I remember walking (or rather floating) to work having just made a re-commitment to God, I was excited, I knew God had changed my life, I longed to see more of him at work, I was hungry.
Later I went off to work for a Church in Wakefield, I saw their leader step out in faith and God doing wonderful things.
For the last 20 years I have worked for various Churches and I worry sometimes that I’ve lost my fire, or at least that fire has cool, the lion has lost something of its roar!
I am at a Church where although I’m one of the clergy nearly everyone there is older than me, and when I talk about stepping out in faith I get hit regularly with this bucket of cold pessimism and defeatism, one guy in particular seems to champion the “God will never do it here” corner, which is really tough.

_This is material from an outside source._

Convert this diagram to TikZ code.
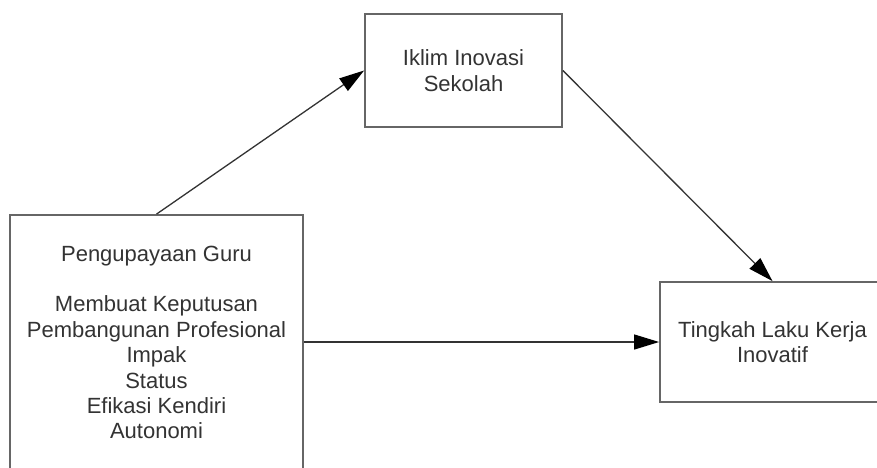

The last 7 years have been unbelievably tough -people who call themselves Christians can be just so mean and inch by inch you feel more and more deflated by this critical spirit tapping away all the time.
I have been crying out to God for break through, more recently if I’m honest I have been crying out to God for rescue.

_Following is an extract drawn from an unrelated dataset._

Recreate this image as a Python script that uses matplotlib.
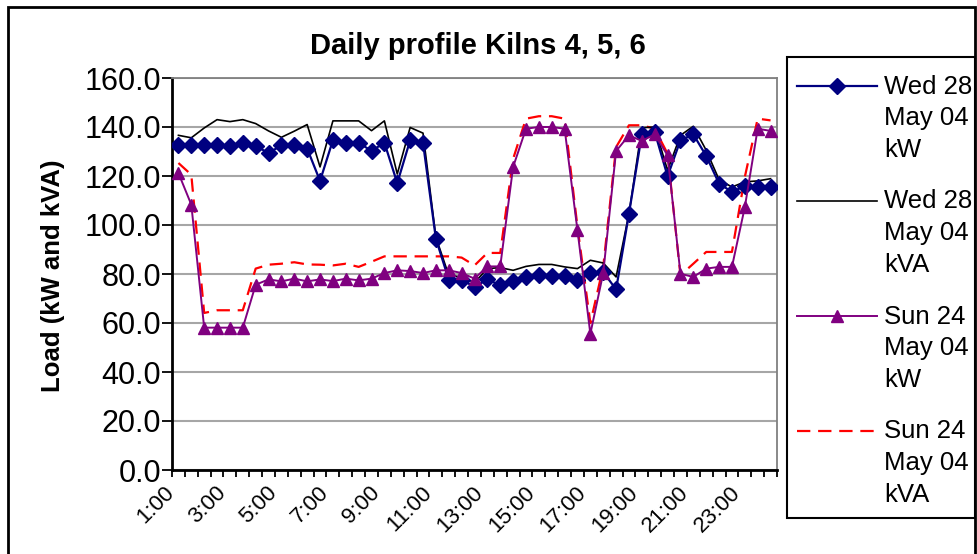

Often people (probably well meaningly) talk about how they did great exploits for God when they were young too, I think this is meant to encourage me, and I praise God that they were on fire and did do “mission England” or the “decade of evangelism” but I look at them and think I don’t want to believe my faith in believing in God’s ability to transform is simply “naive youthful exuberance” and “jaded cynicism” is somehow spiritual and actually maturity. At my interview someone said “no one expects miracles in Kingwood”. I believe this is a lie, a demonic lie, maturity in Christ is not youthful naivety. I don’t see “settling down and being comfortable” as part of the call of God on our lives, we are called to follow him ALL the days of our life, not just those reckless early years or at the start of our walk with him.
This is meant to be our daily reality, not just a nostalgic dream.
At this time of struggle, it is a time to pick up and ‘pioneer again’, to not settle for simply what we already have, but to push onto God for more of him, more of his Kingdom.
He may have given us stories we can dine out on and sound spiritual in the past, and I’m sure they will continue to be used for blessing, but like the manna the Israelites ate yesterdays manna does stale and there is plenty for each day.
As we get older our energy can decrease, and we value comfort more.
Do we have the energy to start again? To keep on following Jesus where he calls us? To the new challenge? To the new role? To the new mantle? CS Lewis reminds us “You are never too old to set a new goal or dream another new dream” -especially when that dream is put inside you by the spirit of the living God.
“But gradually the worries of life and the decifulness of wealth constrain the bloodrush of youth, we tame the wild and call it wise”-Pete Greig.
It is the nature of the human condition to pioneer and then too settle, yet God is calling us not to be settled, this earth is not our home, instead we are citizens of heaven.
we have responsibilities too, what of my wife? what of my children? These are valid questions, but God is able to take care of them, he is able to be faithful with them.
“But is he?” I ask myself, we are struggling here, it seems like the water is rising up and up, and hanging on to the promise that he wont let us drown. I remembered the story of Joseph, and God was faithful to Joseph, but before Joseph got to the Palace he first had to go through the Pit and the Prison.
The problem when we are in a pessimistic environment it can become so corrosive to our faith, to believe differently from the people around us is tough, sometimes being a Christian really does feel like swimming against the tide, and somehow it feels harder to swim against the tide within Churches because it feels like they ought to get it, but sadly they don’t, or they choose not too, and that can be a really tough place to be, it’s the place of Moses with the people of Israel, it was a really tough 40 year desert journey, and he only got to glimpse the promised land, but when he did I know that he would have thought that none of this was done in vain.
God is faithful and is with us even when it doesn’t feel like it, and maybe this side of eternity we will never understand why God led us on the path that he did, why he closed some doors and allowed other doors to open. Yet despite it all, and sometimes through gritted teeth, I still choose to believe that God is good..
Sometimes the place of pain traps us and paralysis us, leaving us unable to move on, Abra(h)ams Father Terah was on his way to the land of Canaan, yet he settled in Haran, the place he names after his son -also called Haran which is clearly not a co-incidence- Haran died, and Terah settled here in his grief. I believe God is saying to us all today not to let pain stop you in your tracks.
Pete Greig says this “It is easy to pioneer when you’re too young to know what it will cost you, when you feel immortal and invincible and the whole of life is an adventure waiting to begin. but Pioneering a second time is hard”.
Yet let’s be Spiritual Abraham’s, never settling for what we have, but pushing on despite the challenges and not getting entangled in the comfort, for the more of God and his Kingdoms. we are not called to be settlers but pioneers.
Don’t stop pioneering, keep going, let’s persevere, let’s see the new thing, the new dream that God has for each one of us.